**What you need to do:**
Return, exactly as written, the lines from the one containing "What Bokeh code" through the one containing "donut_long = [False, False, False, False, True, True, True]", with both ends included.

[Rows from a dataset of charts and code]
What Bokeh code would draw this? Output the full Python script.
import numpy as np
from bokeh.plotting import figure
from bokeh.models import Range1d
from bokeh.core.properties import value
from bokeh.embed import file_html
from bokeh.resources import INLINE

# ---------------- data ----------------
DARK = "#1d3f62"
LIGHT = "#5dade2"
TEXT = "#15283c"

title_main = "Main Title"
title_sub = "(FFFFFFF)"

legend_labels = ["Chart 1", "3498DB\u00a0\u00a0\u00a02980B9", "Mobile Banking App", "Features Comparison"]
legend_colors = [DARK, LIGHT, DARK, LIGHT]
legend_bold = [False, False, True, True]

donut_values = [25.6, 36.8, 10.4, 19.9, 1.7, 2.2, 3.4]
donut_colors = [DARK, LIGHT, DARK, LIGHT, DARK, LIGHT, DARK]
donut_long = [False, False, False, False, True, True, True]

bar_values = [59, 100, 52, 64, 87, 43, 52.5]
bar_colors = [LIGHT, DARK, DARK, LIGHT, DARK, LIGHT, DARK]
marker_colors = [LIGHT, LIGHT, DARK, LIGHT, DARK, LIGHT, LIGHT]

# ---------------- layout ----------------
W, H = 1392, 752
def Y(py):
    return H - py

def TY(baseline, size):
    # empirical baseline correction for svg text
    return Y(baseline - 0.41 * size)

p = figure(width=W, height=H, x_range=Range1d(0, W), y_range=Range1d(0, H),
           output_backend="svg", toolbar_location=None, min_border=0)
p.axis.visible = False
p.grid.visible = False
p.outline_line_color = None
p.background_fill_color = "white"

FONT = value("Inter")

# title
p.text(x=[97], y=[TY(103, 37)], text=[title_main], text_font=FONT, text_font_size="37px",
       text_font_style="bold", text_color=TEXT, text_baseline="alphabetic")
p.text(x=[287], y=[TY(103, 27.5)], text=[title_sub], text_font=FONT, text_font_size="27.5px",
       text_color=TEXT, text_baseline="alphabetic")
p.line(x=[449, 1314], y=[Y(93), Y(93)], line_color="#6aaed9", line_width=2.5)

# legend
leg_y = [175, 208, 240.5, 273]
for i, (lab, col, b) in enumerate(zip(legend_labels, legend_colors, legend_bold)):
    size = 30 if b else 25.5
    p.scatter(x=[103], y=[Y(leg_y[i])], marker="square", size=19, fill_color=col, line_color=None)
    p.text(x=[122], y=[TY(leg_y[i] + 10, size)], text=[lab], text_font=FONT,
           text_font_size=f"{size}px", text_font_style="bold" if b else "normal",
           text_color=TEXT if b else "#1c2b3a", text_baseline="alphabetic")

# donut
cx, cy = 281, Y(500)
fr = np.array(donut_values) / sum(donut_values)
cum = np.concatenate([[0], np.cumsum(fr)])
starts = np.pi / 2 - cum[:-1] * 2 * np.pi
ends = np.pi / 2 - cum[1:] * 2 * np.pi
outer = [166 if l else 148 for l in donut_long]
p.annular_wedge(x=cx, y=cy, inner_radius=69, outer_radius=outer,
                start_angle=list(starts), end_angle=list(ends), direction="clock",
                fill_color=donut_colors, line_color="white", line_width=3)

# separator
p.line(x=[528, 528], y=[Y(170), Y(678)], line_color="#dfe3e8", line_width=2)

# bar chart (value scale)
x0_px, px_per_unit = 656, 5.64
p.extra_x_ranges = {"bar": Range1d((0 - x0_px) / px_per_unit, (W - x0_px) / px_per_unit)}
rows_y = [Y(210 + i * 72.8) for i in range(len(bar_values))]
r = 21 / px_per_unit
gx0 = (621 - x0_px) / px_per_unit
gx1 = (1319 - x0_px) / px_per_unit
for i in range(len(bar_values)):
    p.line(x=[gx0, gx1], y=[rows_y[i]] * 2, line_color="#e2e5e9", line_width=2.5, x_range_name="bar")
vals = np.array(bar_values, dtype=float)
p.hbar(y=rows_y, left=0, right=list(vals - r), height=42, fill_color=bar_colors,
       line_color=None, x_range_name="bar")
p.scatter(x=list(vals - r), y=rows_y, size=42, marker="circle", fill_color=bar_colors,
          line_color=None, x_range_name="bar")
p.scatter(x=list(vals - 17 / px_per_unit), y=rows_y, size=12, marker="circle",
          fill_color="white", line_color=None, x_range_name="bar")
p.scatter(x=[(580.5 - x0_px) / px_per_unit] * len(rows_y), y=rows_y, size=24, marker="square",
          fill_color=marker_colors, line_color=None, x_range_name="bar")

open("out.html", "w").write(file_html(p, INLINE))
...
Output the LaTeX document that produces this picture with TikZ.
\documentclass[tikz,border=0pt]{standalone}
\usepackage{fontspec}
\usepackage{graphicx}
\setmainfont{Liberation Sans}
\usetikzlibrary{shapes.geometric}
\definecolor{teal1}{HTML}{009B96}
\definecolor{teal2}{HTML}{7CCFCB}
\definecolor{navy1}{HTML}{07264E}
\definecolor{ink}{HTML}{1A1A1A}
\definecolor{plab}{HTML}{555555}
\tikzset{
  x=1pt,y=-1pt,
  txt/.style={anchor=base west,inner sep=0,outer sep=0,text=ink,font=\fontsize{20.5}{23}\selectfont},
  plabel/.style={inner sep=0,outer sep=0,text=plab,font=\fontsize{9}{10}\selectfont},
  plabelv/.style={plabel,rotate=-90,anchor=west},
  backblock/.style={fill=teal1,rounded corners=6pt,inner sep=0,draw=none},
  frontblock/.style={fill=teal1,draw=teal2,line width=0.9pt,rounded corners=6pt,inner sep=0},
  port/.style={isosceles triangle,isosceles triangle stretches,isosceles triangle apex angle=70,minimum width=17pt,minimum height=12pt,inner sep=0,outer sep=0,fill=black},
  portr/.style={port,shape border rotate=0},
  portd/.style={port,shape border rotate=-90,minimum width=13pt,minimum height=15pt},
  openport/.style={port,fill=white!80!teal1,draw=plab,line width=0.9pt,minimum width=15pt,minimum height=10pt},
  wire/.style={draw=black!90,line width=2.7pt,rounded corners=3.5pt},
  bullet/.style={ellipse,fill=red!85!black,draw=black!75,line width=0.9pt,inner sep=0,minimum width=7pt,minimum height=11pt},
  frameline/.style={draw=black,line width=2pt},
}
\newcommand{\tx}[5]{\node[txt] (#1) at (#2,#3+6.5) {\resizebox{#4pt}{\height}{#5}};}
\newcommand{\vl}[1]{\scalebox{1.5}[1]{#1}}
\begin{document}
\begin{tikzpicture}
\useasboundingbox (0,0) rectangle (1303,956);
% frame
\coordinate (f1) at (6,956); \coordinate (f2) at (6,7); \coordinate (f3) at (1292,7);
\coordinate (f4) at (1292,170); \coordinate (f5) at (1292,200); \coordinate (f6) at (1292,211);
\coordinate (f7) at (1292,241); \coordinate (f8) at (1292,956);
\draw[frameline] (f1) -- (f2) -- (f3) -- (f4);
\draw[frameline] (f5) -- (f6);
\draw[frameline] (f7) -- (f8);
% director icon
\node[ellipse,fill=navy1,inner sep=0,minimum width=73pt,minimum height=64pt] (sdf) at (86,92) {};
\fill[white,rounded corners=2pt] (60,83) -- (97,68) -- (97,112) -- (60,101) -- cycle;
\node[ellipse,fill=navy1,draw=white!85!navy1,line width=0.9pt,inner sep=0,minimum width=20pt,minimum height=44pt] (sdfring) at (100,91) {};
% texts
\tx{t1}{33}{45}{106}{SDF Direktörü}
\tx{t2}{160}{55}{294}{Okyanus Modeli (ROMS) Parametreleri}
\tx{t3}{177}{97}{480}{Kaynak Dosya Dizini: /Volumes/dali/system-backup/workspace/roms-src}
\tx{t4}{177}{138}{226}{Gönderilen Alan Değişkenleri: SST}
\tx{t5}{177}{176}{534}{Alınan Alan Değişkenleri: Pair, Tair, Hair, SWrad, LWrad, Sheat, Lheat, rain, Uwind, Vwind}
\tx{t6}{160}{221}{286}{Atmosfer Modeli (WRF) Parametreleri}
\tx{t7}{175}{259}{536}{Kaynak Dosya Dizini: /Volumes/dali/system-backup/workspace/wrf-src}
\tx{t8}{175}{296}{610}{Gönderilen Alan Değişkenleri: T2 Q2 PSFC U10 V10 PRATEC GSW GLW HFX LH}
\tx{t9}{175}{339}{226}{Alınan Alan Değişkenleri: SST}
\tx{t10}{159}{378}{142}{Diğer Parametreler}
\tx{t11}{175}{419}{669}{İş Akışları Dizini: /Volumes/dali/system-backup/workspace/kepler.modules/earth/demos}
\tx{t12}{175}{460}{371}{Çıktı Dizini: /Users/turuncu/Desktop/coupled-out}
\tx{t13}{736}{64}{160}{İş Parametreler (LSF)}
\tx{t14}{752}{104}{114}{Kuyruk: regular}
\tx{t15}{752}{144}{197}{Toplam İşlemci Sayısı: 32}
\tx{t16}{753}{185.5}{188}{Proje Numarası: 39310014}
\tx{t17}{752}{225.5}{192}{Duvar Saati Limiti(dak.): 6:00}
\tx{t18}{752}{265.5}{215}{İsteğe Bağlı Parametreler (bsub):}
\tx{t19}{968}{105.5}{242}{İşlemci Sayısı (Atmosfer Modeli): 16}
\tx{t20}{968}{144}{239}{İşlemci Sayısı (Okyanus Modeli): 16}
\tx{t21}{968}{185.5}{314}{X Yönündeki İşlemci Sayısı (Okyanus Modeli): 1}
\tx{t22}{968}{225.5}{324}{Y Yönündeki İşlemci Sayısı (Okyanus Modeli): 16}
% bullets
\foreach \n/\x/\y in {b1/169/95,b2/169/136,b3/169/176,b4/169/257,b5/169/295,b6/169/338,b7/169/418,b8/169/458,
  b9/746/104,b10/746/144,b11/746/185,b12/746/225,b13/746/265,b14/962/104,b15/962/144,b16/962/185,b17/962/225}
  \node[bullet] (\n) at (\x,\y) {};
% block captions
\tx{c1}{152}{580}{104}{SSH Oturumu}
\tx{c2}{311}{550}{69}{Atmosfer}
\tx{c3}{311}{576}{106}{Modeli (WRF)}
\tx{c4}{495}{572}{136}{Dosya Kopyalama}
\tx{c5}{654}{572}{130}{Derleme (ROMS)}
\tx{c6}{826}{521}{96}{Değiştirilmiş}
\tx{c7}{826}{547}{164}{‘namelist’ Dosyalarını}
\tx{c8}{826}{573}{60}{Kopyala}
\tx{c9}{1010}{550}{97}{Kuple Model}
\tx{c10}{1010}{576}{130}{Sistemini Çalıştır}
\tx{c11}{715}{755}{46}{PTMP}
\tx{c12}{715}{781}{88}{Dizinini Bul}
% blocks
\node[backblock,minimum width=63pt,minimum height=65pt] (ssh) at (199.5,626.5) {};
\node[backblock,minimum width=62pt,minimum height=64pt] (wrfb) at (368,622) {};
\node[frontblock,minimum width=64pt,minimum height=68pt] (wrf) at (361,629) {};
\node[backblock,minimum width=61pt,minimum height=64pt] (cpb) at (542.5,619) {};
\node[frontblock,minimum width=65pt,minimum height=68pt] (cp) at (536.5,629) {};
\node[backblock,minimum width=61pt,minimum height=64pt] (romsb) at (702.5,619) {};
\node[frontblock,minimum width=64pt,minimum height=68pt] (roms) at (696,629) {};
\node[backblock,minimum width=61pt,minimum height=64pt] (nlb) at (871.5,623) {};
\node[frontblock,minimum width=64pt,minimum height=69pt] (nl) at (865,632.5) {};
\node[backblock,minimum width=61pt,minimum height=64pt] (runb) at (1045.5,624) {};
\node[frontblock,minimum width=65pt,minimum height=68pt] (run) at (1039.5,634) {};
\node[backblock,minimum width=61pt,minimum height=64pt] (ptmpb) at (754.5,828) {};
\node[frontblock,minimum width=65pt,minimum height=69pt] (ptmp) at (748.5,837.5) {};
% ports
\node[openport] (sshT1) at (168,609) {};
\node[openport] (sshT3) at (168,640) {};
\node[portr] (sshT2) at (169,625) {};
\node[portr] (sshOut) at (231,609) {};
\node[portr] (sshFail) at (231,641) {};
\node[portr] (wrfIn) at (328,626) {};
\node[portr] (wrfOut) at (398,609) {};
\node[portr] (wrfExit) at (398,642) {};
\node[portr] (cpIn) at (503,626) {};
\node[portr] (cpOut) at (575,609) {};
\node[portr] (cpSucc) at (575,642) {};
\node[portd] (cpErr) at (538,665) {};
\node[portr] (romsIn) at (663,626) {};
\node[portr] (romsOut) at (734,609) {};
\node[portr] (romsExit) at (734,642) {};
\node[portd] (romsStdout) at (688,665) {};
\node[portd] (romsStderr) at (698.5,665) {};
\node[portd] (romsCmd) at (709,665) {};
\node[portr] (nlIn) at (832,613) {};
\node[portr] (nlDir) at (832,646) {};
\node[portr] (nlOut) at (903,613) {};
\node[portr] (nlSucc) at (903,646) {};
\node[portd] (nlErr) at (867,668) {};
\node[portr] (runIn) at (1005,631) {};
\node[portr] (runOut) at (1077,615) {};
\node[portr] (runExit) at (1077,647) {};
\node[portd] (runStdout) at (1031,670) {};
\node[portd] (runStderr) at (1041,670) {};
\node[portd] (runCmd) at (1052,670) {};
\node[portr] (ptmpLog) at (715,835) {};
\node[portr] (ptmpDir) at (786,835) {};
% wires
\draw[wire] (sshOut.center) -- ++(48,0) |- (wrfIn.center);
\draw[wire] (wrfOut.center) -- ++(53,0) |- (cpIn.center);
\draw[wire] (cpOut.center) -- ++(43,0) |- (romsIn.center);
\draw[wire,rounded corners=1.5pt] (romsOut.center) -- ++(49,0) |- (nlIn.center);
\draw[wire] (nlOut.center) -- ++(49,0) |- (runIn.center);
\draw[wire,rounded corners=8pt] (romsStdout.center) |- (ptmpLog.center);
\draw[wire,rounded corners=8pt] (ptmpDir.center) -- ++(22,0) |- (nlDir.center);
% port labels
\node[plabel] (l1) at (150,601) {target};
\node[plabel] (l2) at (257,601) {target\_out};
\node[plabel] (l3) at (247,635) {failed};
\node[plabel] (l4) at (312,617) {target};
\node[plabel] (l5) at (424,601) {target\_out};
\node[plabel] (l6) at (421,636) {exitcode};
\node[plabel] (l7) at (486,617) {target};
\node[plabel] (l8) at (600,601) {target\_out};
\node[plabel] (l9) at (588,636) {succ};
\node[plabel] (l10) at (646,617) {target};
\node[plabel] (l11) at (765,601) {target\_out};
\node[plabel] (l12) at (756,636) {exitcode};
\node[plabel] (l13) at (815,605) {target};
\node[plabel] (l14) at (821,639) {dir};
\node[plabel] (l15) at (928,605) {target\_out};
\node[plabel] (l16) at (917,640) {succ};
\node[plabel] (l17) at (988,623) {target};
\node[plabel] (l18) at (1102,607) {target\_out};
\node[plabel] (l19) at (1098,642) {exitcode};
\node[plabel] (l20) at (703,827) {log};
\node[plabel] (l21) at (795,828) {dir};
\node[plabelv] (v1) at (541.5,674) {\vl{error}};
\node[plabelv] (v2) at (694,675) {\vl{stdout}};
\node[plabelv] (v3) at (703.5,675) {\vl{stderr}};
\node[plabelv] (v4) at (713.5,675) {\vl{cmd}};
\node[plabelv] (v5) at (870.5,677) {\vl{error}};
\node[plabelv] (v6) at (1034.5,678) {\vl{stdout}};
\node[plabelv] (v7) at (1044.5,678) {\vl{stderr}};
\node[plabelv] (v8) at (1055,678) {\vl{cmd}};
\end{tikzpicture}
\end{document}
==
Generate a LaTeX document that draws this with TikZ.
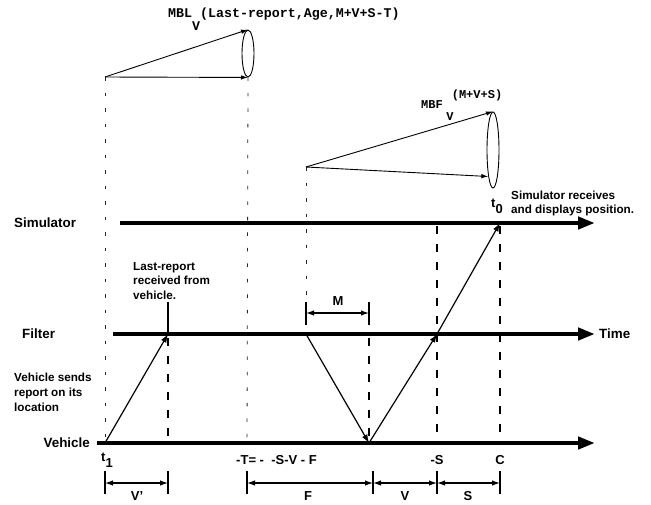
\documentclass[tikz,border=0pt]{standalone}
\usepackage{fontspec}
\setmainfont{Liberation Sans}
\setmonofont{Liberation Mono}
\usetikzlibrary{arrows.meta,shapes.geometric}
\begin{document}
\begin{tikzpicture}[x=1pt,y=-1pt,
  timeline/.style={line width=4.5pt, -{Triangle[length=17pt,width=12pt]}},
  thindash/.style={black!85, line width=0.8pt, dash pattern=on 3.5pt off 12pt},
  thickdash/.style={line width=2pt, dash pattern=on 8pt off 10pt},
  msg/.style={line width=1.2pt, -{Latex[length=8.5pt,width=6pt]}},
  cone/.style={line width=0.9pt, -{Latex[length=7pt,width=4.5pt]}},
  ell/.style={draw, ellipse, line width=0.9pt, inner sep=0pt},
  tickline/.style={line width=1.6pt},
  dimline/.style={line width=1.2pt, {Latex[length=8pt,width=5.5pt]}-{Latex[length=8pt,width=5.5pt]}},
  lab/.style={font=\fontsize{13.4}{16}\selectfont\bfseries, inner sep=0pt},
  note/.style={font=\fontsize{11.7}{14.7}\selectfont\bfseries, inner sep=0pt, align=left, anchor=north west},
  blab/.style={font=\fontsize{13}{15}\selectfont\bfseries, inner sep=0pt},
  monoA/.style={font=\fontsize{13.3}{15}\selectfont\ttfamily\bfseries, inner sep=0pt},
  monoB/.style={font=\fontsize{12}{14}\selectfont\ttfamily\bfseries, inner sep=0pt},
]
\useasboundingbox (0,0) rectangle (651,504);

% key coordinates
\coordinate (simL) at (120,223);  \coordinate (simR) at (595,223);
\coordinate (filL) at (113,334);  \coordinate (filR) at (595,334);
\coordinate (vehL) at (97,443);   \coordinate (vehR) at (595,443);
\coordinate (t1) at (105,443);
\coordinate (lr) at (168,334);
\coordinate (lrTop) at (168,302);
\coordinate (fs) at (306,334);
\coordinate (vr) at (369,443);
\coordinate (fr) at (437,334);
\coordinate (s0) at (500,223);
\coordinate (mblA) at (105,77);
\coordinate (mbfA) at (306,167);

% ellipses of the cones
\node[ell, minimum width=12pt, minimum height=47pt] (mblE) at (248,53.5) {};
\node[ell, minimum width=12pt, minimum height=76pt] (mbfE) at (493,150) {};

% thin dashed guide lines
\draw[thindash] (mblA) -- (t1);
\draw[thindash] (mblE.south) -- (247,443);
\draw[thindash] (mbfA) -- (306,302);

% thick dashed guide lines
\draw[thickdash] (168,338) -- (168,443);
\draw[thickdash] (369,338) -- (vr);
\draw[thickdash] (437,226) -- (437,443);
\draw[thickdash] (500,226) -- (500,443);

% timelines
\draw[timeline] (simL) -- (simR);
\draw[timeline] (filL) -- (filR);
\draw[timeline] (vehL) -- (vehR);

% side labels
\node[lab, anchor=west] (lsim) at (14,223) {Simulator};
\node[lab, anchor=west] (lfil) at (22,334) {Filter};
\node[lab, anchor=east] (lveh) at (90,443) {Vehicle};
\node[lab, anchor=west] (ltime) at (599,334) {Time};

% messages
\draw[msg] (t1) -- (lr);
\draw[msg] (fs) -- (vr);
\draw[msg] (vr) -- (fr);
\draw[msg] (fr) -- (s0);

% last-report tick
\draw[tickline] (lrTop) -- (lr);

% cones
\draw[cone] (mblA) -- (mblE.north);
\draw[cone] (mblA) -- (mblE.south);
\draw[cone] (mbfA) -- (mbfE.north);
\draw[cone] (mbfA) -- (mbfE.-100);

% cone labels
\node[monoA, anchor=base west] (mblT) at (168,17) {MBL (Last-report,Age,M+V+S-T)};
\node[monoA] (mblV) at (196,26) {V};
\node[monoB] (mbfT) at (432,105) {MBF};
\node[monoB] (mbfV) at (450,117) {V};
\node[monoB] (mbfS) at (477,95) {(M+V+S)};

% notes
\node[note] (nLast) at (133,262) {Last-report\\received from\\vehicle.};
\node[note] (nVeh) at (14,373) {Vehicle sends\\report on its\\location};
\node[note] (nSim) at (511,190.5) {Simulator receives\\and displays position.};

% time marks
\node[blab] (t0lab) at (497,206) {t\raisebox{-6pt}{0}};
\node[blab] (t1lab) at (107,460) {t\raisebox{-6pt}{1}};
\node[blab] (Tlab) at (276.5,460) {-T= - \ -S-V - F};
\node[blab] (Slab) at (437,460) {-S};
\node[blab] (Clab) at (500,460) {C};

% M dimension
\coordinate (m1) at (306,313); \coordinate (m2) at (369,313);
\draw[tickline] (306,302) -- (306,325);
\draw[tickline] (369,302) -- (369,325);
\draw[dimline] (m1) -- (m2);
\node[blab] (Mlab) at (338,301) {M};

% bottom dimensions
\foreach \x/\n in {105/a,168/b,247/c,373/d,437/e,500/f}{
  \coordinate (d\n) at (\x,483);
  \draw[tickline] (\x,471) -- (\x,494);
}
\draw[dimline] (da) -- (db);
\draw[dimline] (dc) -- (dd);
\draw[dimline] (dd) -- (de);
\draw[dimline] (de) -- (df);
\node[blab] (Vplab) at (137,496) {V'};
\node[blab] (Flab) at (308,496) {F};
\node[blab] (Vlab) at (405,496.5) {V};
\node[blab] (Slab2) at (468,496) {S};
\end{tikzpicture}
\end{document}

**Solution to this task:**
What Bokeh code would draw this? Output the full Python script.
import numpy as np
from bokeh.plotting import figure
from bokeh.models import Range1d
from bokeh.core.properties import value
from bokeh.embed import file_html
from bokeh.resources import INLINE

# ---------------- data ----------------
DARK = "#1d3f62"
LIGHT = "#5dade2"
TEXT = "#15283c"

title_main = "Main Title"
title_sub = "(FFFFFFF)"

legend_labels = ["Chart 1", "3498DB\u00a0\u00a0\u00a02980B9", "Mobile Banking App", "Features Comparison"]
legend_colors = [DARK, LIGHT, DARK, LIGHT]
legend_bold = [False, False, True, True]

donut_values = [25.6, 36.8, 10.4, 19.9, 1.7, 2.2, 3.4]
donut_colors = [DARK, LIGHT, DARK, LIGHT, DARK, LIGHT, DARK]
donut_long = [False, False, False, False, True, True, True]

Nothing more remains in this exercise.